Residents tell the recreation department via Facebook and phone that they are dissatisfied when planners steer away from typical Town Days activities.
 
“Don’t mess with tradition,” Garn said with a laugh. “(Residents) like that haystack guy. They like the parade at night. They expect Bingo. They come every year for the ‘Texas Twister Drink’ or they say, ‘We always come and get our kettle corn. That’s our tradition.’”
 
The Riverton City Council also helps to perpetuate the “hometown” feel of the event. When the recreation department presented a sleek, professional Town Days brochure to the council, its members voted against implementing the design and opted instead for the usual, casual printout.
 
“They wanted that little brochure that goes to everybody’s house because it doesn’t look like an advertisement,” Garn said. “It just looks like ‘Hey, come over to the park.
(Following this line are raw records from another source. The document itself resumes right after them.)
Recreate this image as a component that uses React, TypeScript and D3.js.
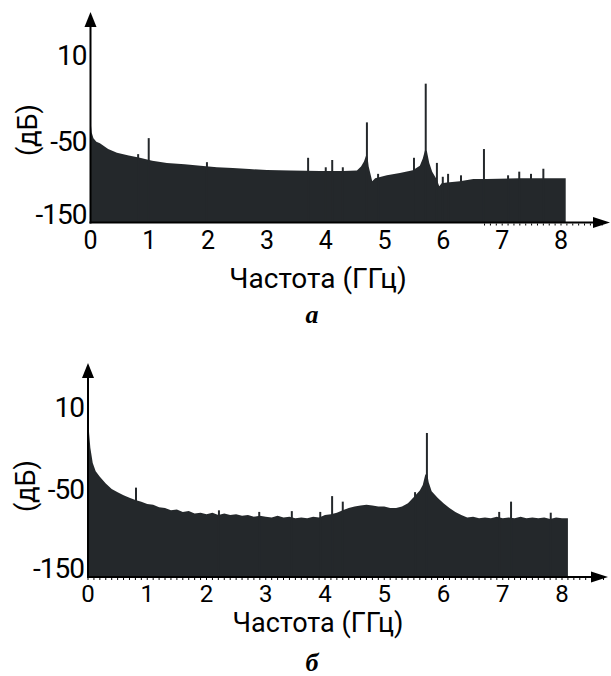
import React from "react";
import * as d3 from "d3";

const FREQ_TICKS = [0, 1, 2, 3, 4, 5, 6, 7, 8];
const DB_TICKS = [10, -50, -150];

// Panel a: spectrum envelope (GHz, dB)
const A_FREQ = [0, 0.02, 0.05, 0.1, 0.16, 0.3, 0.45, 0.65, 0.84, 1.05, 1.3, 1.6, 1.87, 2.15, 2.42, 2.7, 3.0, 3.4, 3.9, 4.3, 4.53, 4.6, 4.65, 4.69, 4.71, 4.73, 4.79, 4.84, 5.04, 5.26, 5.48, 5.6, 5.65, 5.69, 5.72, 5.76, 5.81, 5.89, 5.93, 5.97, 6.06, 6.28, 6.51, 6.74, 7.3, 8.08];
const A_DB = [-36, -44, -48, -51, -53, -61, -66, -70, -73, -77, -80, -82, -84, -86, -87, -88.5, -89.7, -90.5, -91, -91, -90.5, -85, -78, -69, -72, -85, -105, -101, -97, -94, -90, -84, -74, -62, -64, -80, -92, -103, -112, -108, -107, -105, -102, -102, -101, -101];
// Panel a: narrow spectral lines
const A_SPIKE_FREQ = [0.81, 0.99, 1.98, 3.7, 4.0, 4.11, 4.29, 4.7, 4.89, 5.5, 5.7, 5.89, 5.99, 6.08, 6.3, 6.69, 7.1, 7.29, 7.49, 7.7];
const A_SPIKE_DB = [-68, -48, -79, -73, -86, -76, -86, -37, -95, -73, -10, -80, -99, -95, -97, -61, -97, -92, -95, -88];

// Panel б: spectrum envelope (GHz, dB)
const B_FREQ = [0, 0.02, 0.04, 0.08, 0.13, 0.2, 0.3, 0.4, 0.5, 0.6, 0.7, 0.8, 0.9, 1.0, 1.1, 1.2, 1.3, 1.4, 1.5, 1.6, 1.7, 1.8, 1.9, 2.0, 2.1, 2.2, 2.3, 2.4, 2.5, 2.6, 2.7, 2.8, 2.9, 3.0, 3.1, 3.2, 3.3, 3.4, 3.5, 3.6, 3.7, 3.8, 3.9, 4.0, 4.1, 4.2, 4.3, 4.4, 4.5, 4.6, 4.7, 4.8, 4.9, 5.0, 5.1, 5.2, 5.3, 5.4, 5.5, 5.6, 5.65, 5.69, 5.72, 5.75, 5.8, 5.9, 6.0, 6.1, 6.2, 6.3, 6.4, 6.5, 6.6, 6.7, 6.8, 6.9, 7.0, 7.1, 7.2, 7.3, 7.4, 7.5, 7.6, 7.7, 7.8, 7.9, 8.0, 8.1];
const B_DB = [3, -10, -20, -31, -37, -41, -46, -50, -54, -58, -61, -64, -66, -69, -70, -73, -74, -77, -76, -79, -78, -81, -80, -82, -80, -83, -81, -83, -82, -84, -83, -85, -84, -85, -86, -84, -86, -85, -87, -86, -87, -85, -86, -83, -82, -80, -77, -74, -72, -71, -70, -71, -72, -72, -74, -74, -72, -68, -60, -52, -47, -40, -38, -45, -53, -61, -68, -74, -79, -83, -86, -85, -87, -86, -87, -85, -87, -86, -87, -85, -87, -86, -87, -86, -88, -86, -87, -87];
const B_SPIKE_FREQ = [0.81, 2.21, 2.89, 3.44, 3.92, 4.12, 4.3, 5.52, 5.72, 6.94, 7.14, 7.81];
const B_SPIKE_DB = [-49, -77, -79, -78, -79, -59, -66, -54, -9, -79, -66, -80];

const FILL = "#24282b";
const FONT = "Roboto, 'Liberation Sans', Arial, sans-serif";
const W = 400;

type PanelProps = {
  freq: number[];
  db: number[];
  spikeFreq: number[];
  spikeDb: number[];
  x0: number;
  x8: number;
  baseY: number;
  yRange: number[];
  arrowTop: number;
  arrowRight: number;
  tickY: number;
  tickSize: number;
  titleY: number;
  titleSize: number;
  letterY: number;
  letter: string;
  minorFrom: number;
  yLabelY: number;
};

function Panel(p: PanelProps) {
  const xs = d3.scaleLinear().domain([0, 8]).range([p.x0, p.x8]);
  const ys = d3.scaleLinear().domain([-150, -50, 10]).range(p.yRange);
  const idx = d3.range(p.freq.length);
  const area = d3
    .area<number>()
    .x((i) => xs(p.freq[i]))
    .y0(p.baseY)
    .y1((i) => ys(p.db[i]));
  const minor = d3.range(Math.round(p.minorFrom * 10), 88).map((k) => k / 10);
  const ax = p.x0;
  return (
    <g>
      <path d={area(idx) || ""} fill={FILL} />
      {p.spikeFreq.map((f, i) => (
        <line key={i} x1={xs(f)} x2={xs(f)} y1={p.baseY} y2={ys(p.spikeDb[i])} stroke={FILL} strokeWidth={2} />
      ))}
      {minor.map((f, i) => (
        <line key={"m" + i} x1={xs(f)} x2={xs(f)} y1={p.baseY + 1} y2={p.baseY + 3} stroke="#000" strokeWidth={1} />
      ))}
      {/* axes */}
      <line x1={ax} x2={ax} y1={p.baseY + 1} y2={p.arrowTop + 10} stroke="#000" strokeWidth={2} />
      <path d={`M${ax},${p.arrowTop} L${ax - 6},${p.arrowTop + 15} L${ax + 6},${p.arrowTop + 15} Z`} fill="#000" />
      <line x1={ax - 1} x2={p.arrowRight - 10} y1={p.baseY} y2={p.baseY} stroke="#000" strokeWidth={2} />
      <path d={`M${p.arrowRight},${p.baseY} L${p.arrowRight - 17},${p.baseY - 5.5} L${p.arrowRight - 17},${p.baseY + 5.5} Z`} fill="#000" />
      {FREQ_TICKS.map((t) => (
        <text key={"x" + t} x={xs(t)} y={p.tickY} textAnchor="middle" fontFamily={FONT} fontWeight={W} fontSize={p.tickSize}>
          {t}
        </text>
      ))}
      {DB_TICKS.map((t) => (
        <text key={"y" + t} x={ax - 4} y={ys(t)} dy="0.36em" textAnchor="end" fontFamily={FONT} fontWeight={W} fontSize={28} letterSpacing={-1}>
          {t}
        </text>
      ))}
      <text
        transform={`translate(${ax - 63},${p.yLabelY}) rotate(-90)`}
        textAnchor="middle"
        dy="0.36em"
        fontFamily={FONT}
        fontWeight={W}
        fontSize={27}
      >
        (дБ)
      </text>
      <text x={318} y={p.titleY} textAnchor="middle" fontFamily={FONT} fontWeight={W} fontSize={p.titleSize}>
        Частота (ГГц)
      </text>
      <text x={312} y={p.letterY} textAnchor="middle" fontFamily="'Liberation Serif', 'DejaVu Serif', serif" fontStyle="italic" fontWeight="bold" fontSize={26}>
        {p.letter}
      </text>
    </g>
  );
}

export default function App() {
  return (
    <svg width={611} height={676} style={{ position: "absolute", left: 0, top: 0, background: "#fff" }}>
      <Panel
        freq={A_FREQ}
        db={A_DB}
        spikeFreq={A_SPIKE_FREQ}
        spikeDb={A_SPIKE_DB}
        x0={90.5}
        x8={561}
        baseY={222.5}
        yRange={[214, 141, 55]}
        arrowTop={12}
        arrowRight={610}
        tickY={249}
        tickSize={25}
        titleY={288}
        titleSize={28}
        letterY={323}
        letter="а"
        minorFrom={6.7}
        yLabelY={130}
      />
      <Panel
        freq={B_FREQ}
        db={B_DB}
        spikeFreq={B_SPIKE_FREQ}
        spikeDb={B_SPIKE_DB}
        x0={88}
        x8={562}
        baseY={577}
        yRange={[568, 489, 407]}
        arrowTop={363}
        arrowRight={608}
        tickY={602}
        tickSize={24}
        titleY={632}
        titleSize={27}
        letterY={671}
        letter="б"
        minorFrom={0}
        yLabelY={486}
      />
    </svg>
  );
}
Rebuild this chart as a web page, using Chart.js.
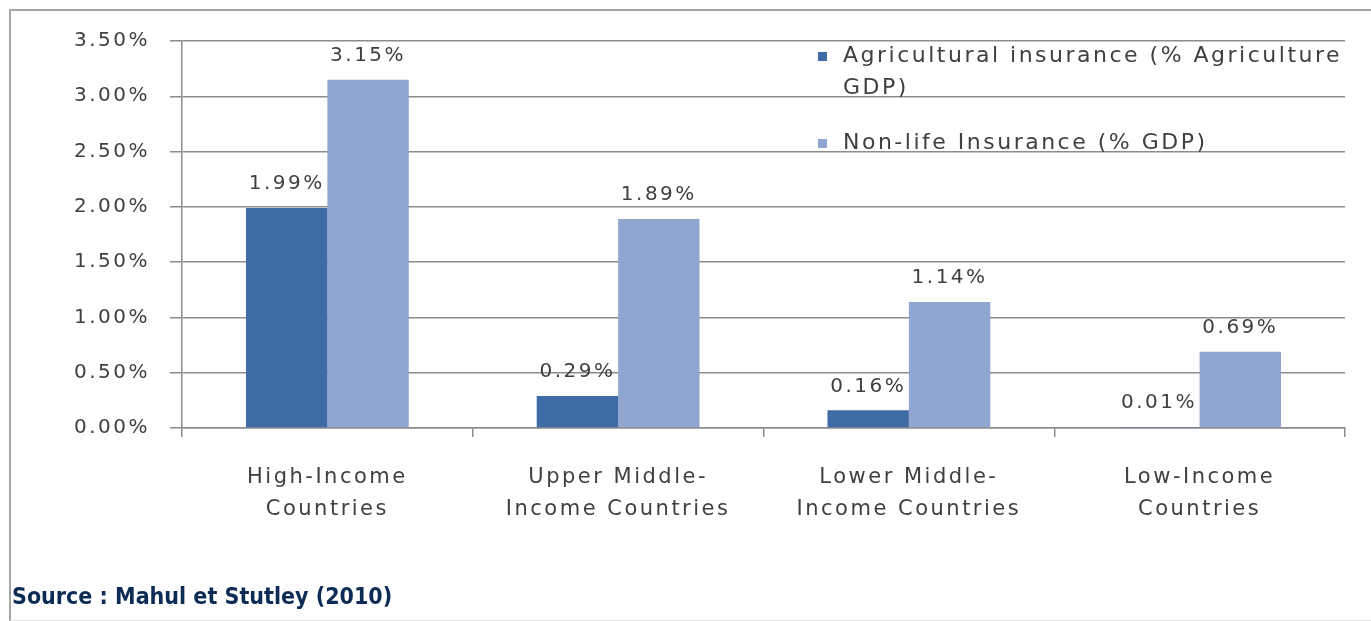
<!DOCTYPE html>
<html>
<head>
<meta charset="utf-8">
<script src="https://cdn.jsdelivr.net/npm/chart.js@4.4.1/dist/chart.umd.min.js"></script>
<style>
  html, body { margin: 0; padding: 0; background: #fff; }
  #wrap { position: relative; width: 1371px; height: 621px; overflow: hidden; }
  #frame {
    position: absolute; left: 9px; top: 9px; width: 1400px; height: 609px;
    border-left: 2px solid #a6a6a6; border-top: 2px solid #a6a6a6; border-bottom: 1px solid #e2e2e2;
  }
  #source {
    position: absolute; left: 12px; top: 583px;
    font-family: "DejaVu Sans Condensed", "DejaVu Sans", sans-serif; font-weight: bold;
    font-size: 23px; color: #0c2b55;
  }
  canvas { position: absolute; left: 0; top: 0; }
</style>
</head>
<body>
<div id="wrap">
  <div id="frame"></div>
  <canvas id="chart" width="1371" height="621"></canvas>
  <div id="source">Source : Mahul et Stutley (2010)</div>
</div>
<script>
// Chart data
const categories = [
  ["High-Income", "Countries"],
  ["Upper Middle-", "Income Countries"],
  ["Lower Middle-", "Income Countries"],
  ["Low-Income", "Countries"]
];
const agriLabel = "Agricultural insurance (% Agriculture GDP)";
const agriValues = [1.99, 0.29, 0.16, 0.01];
const nonLifeLabel = "Non-life Insurance (% GDP)";
const nonLifeValues = [3.15, 1.89, 1.14, 0.69];

const textColor = "#404040";
const gridColor = "#8c8c8c";
const fontFamily = "'DejaVu Sans', sans-serif";

// the source picture has wide lettering, widen canvas text a bit
const wideText = {
  id: "wideText",
  beforeDraw(chart) { chart.ctx.letterSpacing = "2.5px"; }
};

// Value labels above each bar
const barLabels = {
  id: "barLabels",
  afterDatasetsDraw(chart) {
    const ctx = chart.ctx;
    ctx.save();
    ctx.font = "20px " + fontFamily;
    ctx.fillStyle = textColor;
    ctx.textAlign = "center";
    ctx.textBaseline = "middle";
    chart.data.datasets.forEach((ds, i) => {
      chart.getDatasetMeta(i).data.forEach((bar, j) => {
        ctx.fillText(ds.data[j].toFixed(2) + "%", bar.x, bar.y - 24);
      });
    });
    ctx.restore();
  }
};

// Legend drawn inside the plot, top right
const innerLegend = {
  id: "innerLegend",
  afterDraw(chart) {
    const ctx = chart.ctx;
    ctx.save();
    ctx.font = "22px " + fontFamily;
    ctx.textBaseline = "middle";
    const items = [
      { color: chart.data.datasets[0].backgroundColor, lines: ["Agricultural insurance (% Agriculture", "GDP)"], y: 56 },
      { color: chart.data.datasets[1].backgroundColor, lines: ["Non-life Insurance (% GDP)"], y: 143 }
    ];
    items.forEach(item => {
      ctx.fillStyle = item.color;
      ctx.fillRect(818, item.y - 4, 9, 9);
      ctx.fillStyle = textColor;
      item.lines.forEach((line, k) => ctx.fillText(line, 843, item.y + k * 32));
    });
    ctx.restore();
  }
};

new Chart(document.getElementById("chart").getContext("2d"), {
  type: "bar",
  data: {
    labels: categories,
    datasets: [
      { label: agriLabel, data: agriValues, backgroundColor: "#3f6ca6" },
      { label: nonLifeLabel, data: nonLifeValues, backgroundColor: "#8fa6d0" }
    ]
  },
  options: {
    responsive: false,
    animation: false,
    devicePixelRatio: 1,
    layout: { padding: { top: 41, right: 26, left: 0, bottom: 0 } },
    categoryPercentage: 0.56,
    barPercentage: 1,
    plugins: {
      legend: { display: false },
      tooltip: { enabled: false }
    },
    scales: {
      x: {
        grid: { drawOnChartArea: false, color: gridColor, tickLength: 9, lineWidth: 1.5 },
        border: { color: gridColor, width: 1.5 },
        ticks: {
          color: textColor, padding: 25,
          font: { family: fontFamily, size: 21, lineHeight: 1.5 },
          maxRotation: 0, autoSkip: false
        },
        afterFit(scale) { scale.height = 193; }
      },
      y: {
        min: 0, max: 3.5,
        grid: { color: gridColor, tickLength: 12, lineWidth: 1.5 },
        border: { color: gridColor, width: 1.5 },
        ticks: {
          stepSize: 0.5, color: textColor, padding: 20,
          font: { family: fontFamily, size: 20 },
          callback: v => v.toFixed(2) + "%"
        },
        afterFit(scale) { scale.width = 182; }
      }
    }
  },
  plugins: [wideText, barLabels, innerLegend]
});
</script>
</body>
</html>
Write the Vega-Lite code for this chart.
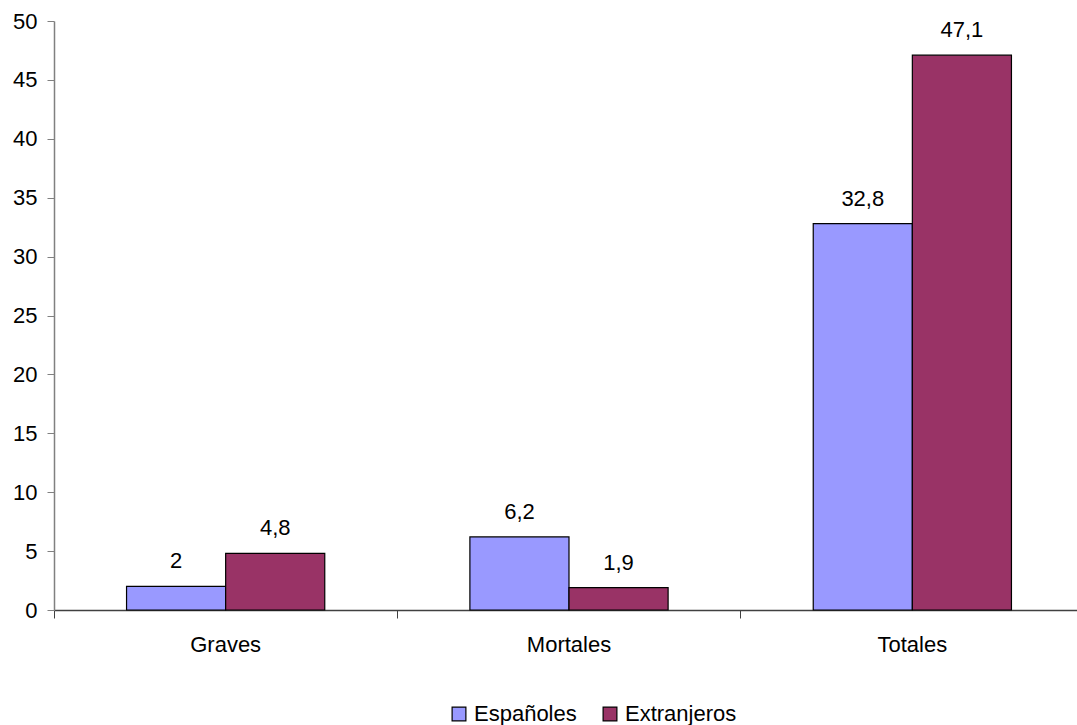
{
  "$schema": "https://vega.github.io/schema/vega-lite/v6.json",
  "width": 1030,
  "height": 589,
  "autosize": {"type": "none"},
  "padding": {"left": 54, "top": 21, "right": 0, "bottom": 115},
  "background": "white",
  "config": {
    "view": {"stroke": null},
    "font": "Liberation Sans",
    "locale": {"number": {"decimal": ",", "thousands": ".", "grouping": [3], "currency": ["", " €"]}}
  },
  "data": {
    "values": [
      {"categoria": "Graves", "grupo": "Españoles", "valor": 2},
      {"categoria": "Graves", "grupo": "Extranjeros", "valor": 4.8},
      {"categoria": "Mortales", "grupo": "Españoles", "valor": 6.2},
      {"categoria": "Mortales", "grupo": "Extranjeros", "valor": 1.9},
      {"categoria": "Totales", "grupo": "Españoles", "valor": 32.8},
      {"categoria": "Totales", "grupo": "Extranjeros", "valor": 47.1}
    ]
  },
  "resolve": {"axis": {"x": "independent"}},
  "layer": [
    {
      "mark": {"type": "bar", "stroke": "black", "strokeWidth": 1.2},
      "encoding": {
        "x": {
          "field": "categoria", "type": "nominal", "sort": null,
          "scale": {"paddingInner": 0.4227, "paddingOuter": 0.2113},
          "axis": {"orient": "bottom", "title": null, "labels": false, "bandPosition": -0.366, "domainColor": "#404040", "domainWidth": 1.5, "tickColor": "#404040", "tickSize": 8}
        },
        "xOffset": {"field": "grupo", "type": "nominal", "sort": null, "scale": {"paddingInner": 0, "paddingOuter": 0}},
        "y": {
          "field": "valor", "type": "quantitative",
          "scale": {"domain": [0, 50], "nice": false},
          "axis": {"title": null, "values": [0,5,10,15,20,25,30,35,40,45,50], "format": "d", "grid": false, "domainColor": "#808080", "domainWidth": 1.5, "tickColor": "#808080", "tickSize": 7, "labelFontSize": 22, "labelColor": "black", "labelPadding": 10}
        },
        "color": {
          "field": "grupo", "type": "nominal", "sort": null,
          "scale": {"domain": ["Españoles", "Extranjeros"], "range": ["#9999FF", "#993366"]},
          "legend": {
            "title": null, "orient": "none", "direction": "horizontal",
            "legendX": 394, "legendY": 682,
            "symbolType": "square", "symbolSize": 190, "symbolStrokeColor": "black", "symbolStrokeWidth": 1.2, "symbolOpacity": 1,
            "labelFontSize": 22, "labelColor": "black", "columnPadding": 22, "labelOffset": 4
          }
        }
      }
    },
    {
      "mark": {"type": "text", "fontSize": 22, "color": "black", "baseline": "alphabetic", "dy": -18},
      "encoding": {
        "x": {
          "field": "categoria", "type": "nominal", "sort": null,
          "axis": {"orient": "bottom", "title": null, "ticks": false, "domain": false, "labelFontSize": 22, "labelColor": "black", "labelPadding": 24, "labelAngle": 0}
        },
        "xOffset": {"field": "grupo", "type": "nominal", "sort": null},
        "y": {"field": "valor", "type": "quantitative"},
        "text": {"field": "valor", "type": "quantitative", "format": ".1~f"}
      }
    }
  ]
}
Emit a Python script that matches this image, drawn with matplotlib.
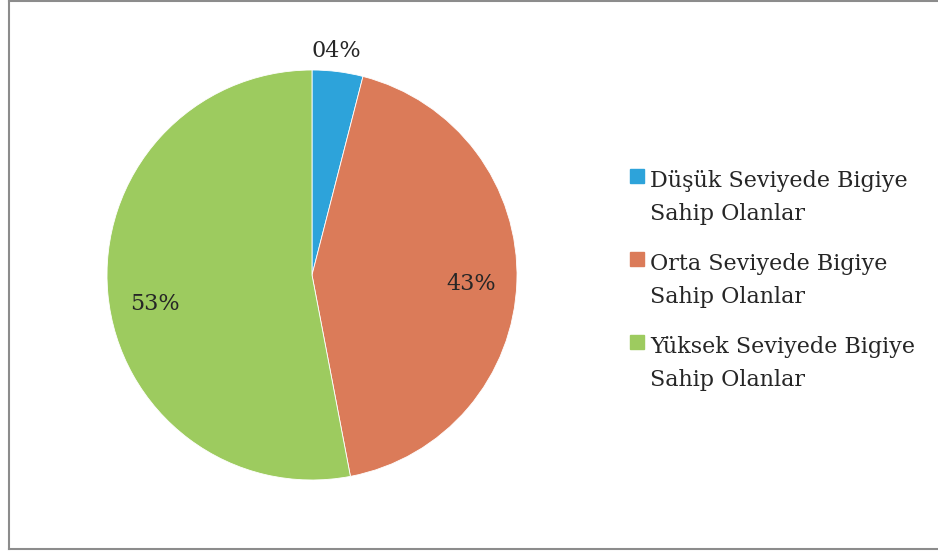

Here’s what we’ve got going.’”
 
Hanging on to tradition while adapting the event to meet the needs of Riverton’s growing population is a delicate balancing act, according to Brittany Parker, community events coordinator.
 
Last year’s “Fun Zone” inflatable slide, obstacle course and zip line arena was intended to replace the carnival that residents had come to expect since 2004. The city council voted against a carnival when residents voiced safety concerns in public meetings. In the past, carnival operators had shut down rides unexpectedly, and parents had argued that the carnival wasn’t promoting a family-friendly environment.
 
The city received mixed reviews from residents about the change from a carnival, but the city council opted for the inflatable Fun Zone again this year.
 
“(Residents) are so used to that carnival, and to them that’s tradition, and I think it might just take a little bit for everyone to catch on to the inflatable-type deal right now,” Parker said.
 
Parker likes the idea of a Fun Zone because it provides a way for families to be active instead of sedentary sitting on a ride, she said. This year the Fun Zone has several new components including mini golf, waterslides and boxing.
 
New activities will also be offered before the Riverton Rodeo, the Town Days kickoff event, on June 30 and July 1. Parker said the recreation department wanted to create a “pre-event feel” for the rodeo by offering mechanical bull rides, pony rides and a petting zoo.
 
Ironically, adding more activities has helped maintain the “small-town feel” at Town Days, according to Garn. That’s why her department added activities in the park after the July 3 parade. Garn’s childhood memories of Town Days involve sitting at her aunt’s house to watch the parade before having a barbecue with her family, but she realized not everyone had a place to celebrate after the parade.
 
“Not everybody has that family for a tradition, but now we have a city family,” she said. “Now you can go down to the park with your small family, and you watch the movie with your family, or you listen to the jazz band or participate with the food vendors.”
 
In all her years coordinating the Town Days celebration, Garn said she’s learned that what happens during the parade isn’t nearly as important or memorable as what happens afterward.
 
“After the parade, you are driving down and watching families gather on the front lawn, and we are watching little ones dressed in red, white and blue eating that taffy out of their sack, and that’s why you do it,” she said. “You do it to build relationships.”
 
Riverton’s city celebration will begin on June 29 and 30 and July 1 with the three-man sorting competition and Riverton Rodeo at the Riverton City Park. The Town Days Parade and subsequent movie and concert will follow on July 3.

The city is hosting a slew of events on Independence Day, including a flag-raising ceremony, the Chuck Wagon Breakfast, the Riverton Country Mile and Tour De Riverton races, free swimming, an ATV rodeo, the Fun Zone, bingo, a haystack dive, sports tournaments, fireworks and concerts. For a full list of times and locations, visit rivertoncity.com.